(Data records)
==*==
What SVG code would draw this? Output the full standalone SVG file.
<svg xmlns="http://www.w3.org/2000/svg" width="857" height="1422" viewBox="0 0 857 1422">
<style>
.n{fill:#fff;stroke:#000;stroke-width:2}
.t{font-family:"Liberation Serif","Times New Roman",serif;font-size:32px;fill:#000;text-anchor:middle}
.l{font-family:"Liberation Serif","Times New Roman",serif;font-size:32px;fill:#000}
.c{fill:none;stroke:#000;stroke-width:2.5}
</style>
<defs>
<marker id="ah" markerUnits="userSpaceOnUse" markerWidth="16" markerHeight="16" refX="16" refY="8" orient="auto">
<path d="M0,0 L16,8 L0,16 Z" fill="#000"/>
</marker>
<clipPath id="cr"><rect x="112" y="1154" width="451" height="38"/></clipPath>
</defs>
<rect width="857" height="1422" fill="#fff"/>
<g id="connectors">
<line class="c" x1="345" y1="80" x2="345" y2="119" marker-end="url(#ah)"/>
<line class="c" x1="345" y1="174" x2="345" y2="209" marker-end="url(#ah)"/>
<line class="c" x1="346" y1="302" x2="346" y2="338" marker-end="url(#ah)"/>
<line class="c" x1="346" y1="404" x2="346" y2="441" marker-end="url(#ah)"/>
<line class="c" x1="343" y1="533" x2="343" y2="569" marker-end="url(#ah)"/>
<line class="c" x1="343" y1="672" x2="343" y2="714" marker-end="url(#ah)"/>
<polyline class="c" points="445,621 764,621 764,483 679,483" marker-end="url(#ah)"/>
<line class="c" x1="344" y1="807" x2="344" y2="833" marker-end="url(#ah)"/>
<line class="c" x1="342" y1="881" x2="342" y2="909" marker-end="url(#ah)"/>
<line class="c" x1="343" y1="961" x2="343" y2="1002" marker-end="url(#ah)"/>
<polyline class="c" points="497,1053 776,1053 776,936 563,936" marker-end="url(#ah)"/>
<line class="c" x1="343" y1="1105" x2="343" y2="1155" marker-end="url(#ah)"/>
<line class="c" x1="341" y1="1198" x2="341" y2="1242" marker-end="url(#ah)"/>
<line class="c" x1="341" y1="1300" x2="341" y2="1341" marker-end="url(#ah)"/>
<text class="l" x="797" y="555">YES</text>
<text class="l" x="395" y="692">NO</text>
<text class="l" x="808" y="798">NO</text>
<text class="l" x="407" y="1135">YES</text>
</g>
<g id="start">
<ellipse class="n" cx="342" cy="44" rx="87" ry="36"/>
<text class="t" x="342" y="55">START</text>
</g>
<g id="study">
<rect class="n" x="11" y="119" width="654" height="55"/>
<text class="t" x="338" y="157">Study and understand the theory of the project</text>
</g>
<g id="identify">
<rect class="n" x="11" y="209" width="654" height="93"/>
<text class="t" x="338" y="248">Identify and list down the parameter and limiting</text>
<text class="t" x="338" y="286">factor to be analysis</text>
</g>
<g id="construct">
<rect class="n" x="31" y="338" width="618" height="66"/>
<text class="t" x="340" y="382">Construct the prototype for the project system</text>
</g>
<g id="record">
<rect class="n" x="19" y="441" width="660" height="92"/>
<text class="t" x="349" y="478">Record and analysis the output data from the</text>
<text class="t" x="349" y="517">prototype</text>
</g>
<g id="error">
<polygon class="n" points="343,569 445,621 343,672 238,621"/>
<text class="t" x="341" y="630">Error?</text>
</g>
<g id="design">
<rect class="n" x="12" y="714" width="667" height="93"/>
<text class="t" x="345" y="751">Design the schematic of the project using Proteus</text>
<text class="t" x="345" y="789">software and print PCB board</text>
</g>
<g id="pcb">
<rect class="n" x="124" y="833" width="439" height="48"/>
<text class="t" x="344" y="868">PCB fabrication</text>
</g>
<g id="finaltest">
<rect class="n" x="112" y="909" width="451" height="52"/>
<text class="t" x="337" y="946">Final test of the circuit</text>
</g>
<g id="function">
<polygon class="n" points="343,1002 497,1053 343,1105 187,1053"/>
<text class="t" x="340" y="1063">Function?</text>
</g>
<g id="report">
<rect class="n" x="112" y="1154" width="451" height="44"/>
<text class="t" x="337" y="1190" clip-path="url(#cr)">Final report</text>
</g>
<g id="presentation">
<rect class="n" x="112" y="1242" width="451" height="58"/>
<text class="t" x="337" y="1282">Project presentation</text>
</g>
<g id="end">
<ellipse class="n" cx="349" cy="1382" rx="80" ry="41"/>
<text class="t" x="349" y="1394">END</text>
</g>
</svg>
==*==
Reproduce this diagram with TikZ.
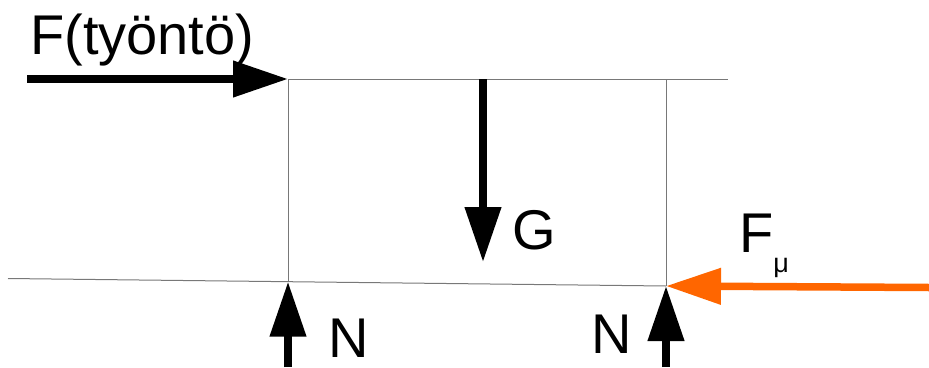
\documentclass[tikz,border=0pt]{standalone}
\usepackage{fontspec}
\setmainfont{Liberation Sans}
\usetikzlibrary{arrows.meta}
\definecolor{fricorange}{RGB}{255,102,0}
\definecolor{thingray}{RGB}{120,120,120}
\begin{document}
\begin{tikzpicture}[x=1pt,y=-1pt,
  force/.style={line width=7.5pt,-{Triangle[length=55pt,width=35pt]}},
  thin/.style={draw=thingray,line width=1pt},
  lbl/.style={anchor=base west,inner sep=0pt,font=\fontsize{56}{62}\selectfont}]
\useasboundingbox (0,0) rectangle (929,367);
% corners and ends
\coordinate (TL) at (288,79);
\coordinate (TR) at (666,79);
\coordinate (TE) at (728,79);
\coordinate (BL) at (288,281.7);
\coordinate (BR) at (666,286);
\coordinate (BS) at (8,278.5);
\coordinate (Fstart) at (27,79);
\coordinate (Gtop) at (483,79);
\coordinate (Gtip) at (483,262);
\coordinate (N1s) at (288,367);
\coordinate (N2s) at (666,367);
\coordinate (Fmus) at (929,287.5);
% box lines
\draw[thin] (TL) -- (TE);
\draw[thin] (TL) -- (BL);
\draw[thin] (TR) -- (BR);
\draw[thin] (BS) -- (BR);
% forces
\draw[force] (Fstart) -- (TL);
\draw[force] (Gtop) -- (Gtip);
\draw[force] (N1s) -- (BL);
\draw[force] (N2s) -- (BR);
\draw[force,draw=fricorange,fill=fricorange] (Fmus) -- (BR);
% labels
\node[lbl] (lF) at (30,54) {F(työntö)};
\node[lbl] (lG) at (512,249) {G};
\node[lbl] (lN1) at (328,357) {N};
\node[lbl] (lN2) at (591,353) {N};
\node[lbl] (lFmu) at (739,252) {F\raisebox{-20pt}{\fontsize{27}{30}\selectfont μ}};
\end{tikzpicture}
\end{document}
==*==
> Task details
Extract every line containing the string "draw" from the material.

> Result for this exercise
What SVG code would draw this? Output the full standalone SVG file.
  thin/.style={draw=thingray,line width=1pt},
\draw[thin] (TL) -- (TE);
\draw[thin] (TL) -- (BL);
\draw[thin] (TR) -- (BR);
\draw[thin] (BS) -- (BR);
\draw[force] (Fstart) -- (TL);
\draw[force] (Gtop) -- (Gtip);
\draw[force] (N1s) -- (BL);
\draw[force] (N2s) -- (BR);
\draw[force,draw=fricorange,fill=fricorange] (Fmus) -- (BR);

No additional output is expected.